[BEGIN Source data]

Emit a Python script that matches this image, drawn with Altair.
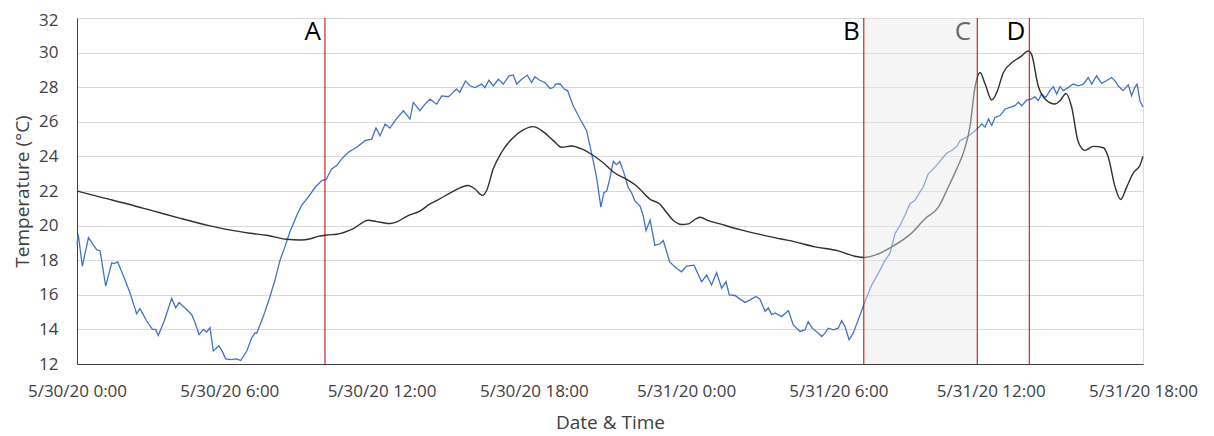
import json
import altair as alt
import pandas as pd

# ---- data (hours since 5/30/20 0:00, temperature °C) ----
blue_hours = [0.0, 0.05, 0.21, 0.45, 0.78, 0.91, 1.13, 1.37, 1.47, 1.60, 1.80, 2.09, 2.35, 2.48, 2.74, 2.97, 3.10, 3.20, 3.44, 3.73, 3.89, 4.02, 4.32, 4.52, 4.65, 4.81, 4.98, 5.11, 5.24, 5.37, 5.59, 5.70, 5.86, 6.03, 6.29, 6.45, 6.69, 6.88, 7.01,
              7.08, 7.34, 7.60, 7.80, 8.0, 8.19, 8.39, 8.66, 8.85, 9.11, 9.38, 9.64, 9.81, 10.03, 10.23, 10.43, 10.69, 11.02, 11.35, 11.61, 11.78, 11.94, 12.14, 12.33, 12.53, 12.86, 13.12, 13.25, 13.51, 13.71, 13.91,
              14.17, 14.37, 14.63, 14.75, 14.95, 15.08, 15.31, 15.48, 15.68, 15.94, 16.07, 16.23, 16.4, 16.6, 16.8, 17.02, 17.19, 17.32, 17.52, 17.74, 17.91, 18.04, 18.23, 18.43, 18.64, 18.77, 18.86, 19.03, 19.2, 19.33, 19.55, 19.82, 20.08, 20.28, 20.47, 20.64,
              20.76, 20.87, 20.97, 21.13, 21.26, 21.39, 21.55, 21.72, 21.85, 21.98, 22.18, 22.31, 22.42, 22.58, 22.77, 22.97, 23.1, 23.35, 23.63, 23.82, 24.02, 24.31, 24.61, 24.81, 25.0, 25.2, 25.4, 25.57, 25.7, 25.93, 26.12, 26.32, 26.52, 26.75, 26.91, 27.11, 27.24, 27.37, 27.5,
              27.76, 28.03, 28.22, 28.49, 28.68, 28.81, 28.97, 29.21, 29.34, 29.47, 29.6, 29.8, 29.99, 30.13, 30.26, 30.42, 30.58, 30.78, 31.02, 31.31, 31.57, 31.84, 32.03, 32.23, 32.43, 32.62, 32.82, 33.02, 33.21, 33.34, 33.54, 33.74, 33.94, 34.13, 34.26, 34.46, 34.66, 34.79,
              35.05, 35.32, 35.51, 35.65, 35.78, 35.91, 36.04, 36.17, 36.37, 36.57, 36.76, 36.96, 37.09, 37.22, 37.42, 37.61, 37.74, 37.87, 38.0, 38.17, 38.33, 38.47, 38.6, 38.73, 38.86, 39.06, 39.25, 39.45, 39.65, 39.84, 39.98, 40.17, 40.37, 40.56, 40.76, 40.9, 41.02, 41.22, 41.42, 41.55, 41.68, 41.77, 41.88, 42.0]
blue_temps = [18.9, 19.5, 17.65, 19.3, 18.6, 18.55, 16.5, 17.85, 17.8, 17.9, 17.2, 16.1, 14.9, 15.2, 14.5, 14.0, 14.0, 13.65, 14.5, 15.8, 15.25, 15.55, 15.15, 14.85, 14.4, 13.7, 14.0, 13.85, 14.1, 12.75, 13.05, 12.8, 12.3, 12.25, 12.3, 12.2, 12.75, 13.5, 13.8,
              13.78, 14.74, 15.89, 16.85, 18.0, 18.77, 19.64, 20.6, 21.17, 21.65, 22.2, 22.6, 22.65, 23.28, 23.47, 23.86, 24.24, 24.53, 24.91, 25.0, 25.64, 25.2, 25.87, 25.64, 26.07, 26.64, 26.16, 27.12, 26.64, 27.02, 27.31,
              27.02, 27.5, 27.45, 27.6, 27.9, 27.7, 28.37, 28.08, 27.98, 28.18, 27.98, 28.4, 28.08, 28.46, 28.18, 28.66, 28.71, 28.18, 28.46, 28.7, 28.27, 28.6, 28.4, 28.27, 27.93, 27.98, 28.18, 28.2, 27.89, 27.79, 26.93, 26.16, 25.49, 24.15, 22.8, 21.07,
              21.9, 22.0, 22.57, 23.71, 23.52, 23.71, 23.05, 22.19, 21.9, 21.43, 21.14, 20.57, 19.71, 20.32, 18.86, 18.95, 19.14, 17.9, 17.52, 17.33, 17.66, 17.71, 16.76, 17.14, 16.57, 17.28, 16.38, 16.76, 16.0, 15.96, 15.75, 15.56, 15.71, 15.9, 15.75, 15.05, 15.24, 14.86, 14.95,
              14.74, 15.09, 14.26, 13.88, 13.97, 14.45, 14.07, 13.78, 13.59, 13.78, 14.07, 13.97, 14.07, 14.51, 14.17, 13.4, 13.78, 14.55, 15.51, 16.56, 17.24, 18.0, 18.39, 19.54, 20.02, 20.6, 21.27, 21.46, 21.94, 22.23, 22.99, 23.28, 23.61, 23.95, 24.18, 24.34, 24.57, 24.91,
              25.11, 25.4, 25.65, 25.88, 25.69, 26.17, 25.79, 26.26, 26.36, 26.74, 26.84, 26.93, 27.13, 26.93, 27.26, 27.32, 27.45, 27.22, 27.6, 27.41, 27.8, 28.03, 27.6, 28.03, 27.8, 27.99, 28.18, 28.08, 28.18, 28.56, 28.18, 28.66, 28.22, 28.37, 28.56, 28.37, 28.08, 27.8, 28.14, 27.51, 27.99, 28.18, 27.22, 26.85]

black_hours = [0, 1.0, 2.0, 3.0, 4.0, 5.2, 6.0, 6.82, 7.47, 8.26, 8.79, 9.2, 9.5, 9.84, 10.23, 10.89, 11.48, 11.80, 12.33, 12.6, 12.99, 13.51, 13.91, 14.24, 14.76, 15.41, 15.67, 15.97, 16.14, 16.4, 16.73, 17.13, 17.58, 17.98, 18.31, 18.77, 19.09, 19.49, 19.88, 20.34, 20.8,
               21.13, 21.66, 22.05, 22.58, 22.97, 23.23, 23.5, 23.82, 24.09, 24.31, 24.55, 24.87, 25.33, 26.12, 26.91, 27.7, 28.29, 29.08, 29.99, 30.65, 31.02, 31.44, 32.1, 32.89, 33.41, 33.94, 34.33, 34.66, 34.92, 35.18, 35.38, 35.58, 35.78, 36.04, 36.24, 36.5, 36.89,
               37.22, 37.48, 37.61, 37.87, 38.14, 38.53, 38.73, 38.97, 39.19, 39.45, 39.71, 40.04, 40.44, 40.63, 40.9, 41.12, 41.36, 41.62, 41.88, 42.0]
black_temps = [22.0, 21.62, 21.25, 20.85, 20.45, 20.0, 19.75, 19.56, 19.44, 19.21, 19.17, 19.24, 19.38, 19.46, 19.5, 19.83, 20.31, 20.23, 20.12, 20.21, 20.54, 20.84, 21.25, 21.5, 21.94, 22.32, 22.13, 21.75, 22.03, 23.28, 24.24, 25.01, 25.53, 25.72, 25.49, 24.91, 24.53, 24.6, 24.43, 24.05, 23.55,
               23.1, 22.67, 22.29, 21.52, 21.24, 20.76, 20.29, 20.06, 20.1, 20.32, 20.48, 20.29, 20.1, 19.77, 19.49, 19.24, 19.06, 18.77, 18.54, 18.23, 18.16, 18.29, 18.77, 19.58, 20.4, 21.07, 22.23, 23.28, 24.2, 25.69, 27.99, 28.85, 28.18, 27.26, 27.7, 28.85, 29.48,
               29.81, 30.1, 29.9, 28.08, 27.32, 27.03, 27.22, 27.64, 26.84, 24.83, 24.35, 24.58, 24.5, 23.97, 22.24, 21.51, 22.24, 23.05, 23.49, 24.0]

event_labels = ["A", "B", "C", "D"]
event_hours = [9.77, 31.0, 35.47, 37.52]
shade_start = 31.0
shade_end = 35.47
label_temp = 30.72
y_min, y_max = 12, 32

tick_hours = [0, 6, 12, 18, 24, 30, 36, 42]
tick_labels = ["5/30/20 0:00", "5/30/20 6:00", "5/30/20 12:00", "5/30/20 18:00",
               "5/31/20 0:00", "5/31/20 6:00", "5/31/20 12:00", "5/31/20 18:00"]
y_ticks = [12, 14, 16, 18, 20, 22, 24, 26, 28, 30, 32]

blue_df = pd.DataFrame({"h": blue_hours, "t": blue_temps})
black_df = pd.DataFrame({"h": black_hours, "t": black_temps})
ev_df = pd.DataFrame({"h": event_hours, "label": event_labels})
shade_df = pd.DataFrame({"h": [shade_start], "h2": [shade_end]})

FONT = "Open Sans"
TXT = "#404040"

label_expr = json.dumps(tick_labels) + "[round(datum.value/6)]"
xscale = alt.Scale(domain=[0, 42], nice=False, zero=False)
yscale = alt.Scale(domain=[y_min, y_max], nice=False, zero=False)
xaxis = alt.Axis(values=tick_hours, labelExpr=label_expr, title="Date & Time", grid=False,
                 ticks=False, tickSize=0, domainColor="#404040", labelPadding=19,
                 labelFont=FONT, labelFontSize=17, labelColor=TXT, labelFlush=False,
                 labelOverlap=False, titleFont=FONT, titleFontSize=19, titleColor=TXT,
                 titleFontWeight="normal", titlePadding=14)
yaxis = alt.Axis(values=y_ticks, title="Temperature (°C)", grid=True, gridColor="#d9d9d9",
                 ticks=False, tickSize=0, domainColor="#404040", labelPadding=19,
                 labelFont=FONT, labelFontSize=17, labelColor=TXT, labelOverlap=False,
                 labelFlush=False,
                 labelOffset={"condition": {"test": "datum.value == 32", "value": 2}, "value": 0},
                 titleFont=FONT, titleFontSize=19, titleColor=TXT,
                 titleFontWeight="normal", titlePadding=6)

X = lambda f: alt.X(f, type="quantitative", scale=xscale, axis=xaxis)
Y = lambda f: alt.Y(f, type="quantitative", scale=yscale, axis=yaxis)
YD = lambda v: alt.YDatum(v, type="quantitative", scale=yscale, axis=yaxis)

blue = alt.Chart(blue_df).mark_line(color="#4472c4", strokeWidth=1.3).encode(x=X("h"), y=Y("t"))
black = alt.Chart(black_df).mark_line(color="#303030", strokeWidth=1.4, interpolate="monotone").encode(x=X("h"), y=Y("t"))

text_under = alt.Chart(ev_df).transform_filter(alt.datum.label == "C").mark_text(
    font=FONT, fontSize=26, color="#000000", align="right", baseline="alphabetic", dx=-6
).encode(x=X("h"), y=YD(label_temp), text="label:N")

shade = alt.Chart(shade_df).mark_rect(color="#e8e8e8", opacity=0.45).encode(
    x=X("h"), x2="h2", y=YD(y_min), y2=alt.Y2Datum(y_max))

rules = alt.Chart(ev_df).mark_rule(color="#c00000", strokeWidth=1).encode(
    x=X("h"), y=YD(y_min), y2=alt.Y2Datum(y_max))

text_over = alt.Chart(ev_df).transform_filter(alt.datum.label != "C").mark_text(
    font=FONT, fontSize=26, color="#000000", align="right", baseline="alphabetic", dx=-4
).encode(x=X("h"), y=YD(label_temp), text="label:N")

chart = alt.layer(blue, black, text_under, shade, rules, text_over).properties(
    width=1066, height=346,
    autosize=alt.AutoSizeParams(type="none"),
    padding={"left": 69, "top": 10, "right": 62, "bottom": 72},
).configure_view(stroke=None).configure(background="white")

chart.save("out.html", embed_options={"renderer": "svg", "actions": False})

[END Source data]

▶ **Exercise details**
Repeat, with no pictures, each line from the beginning of the data through the line containing "import pandas as pd", inclusive.

▶ **Response to this exercise**
Emit a Python script that matches this image, drawn with Altair.
import json
import altair as alt
import pandas as pd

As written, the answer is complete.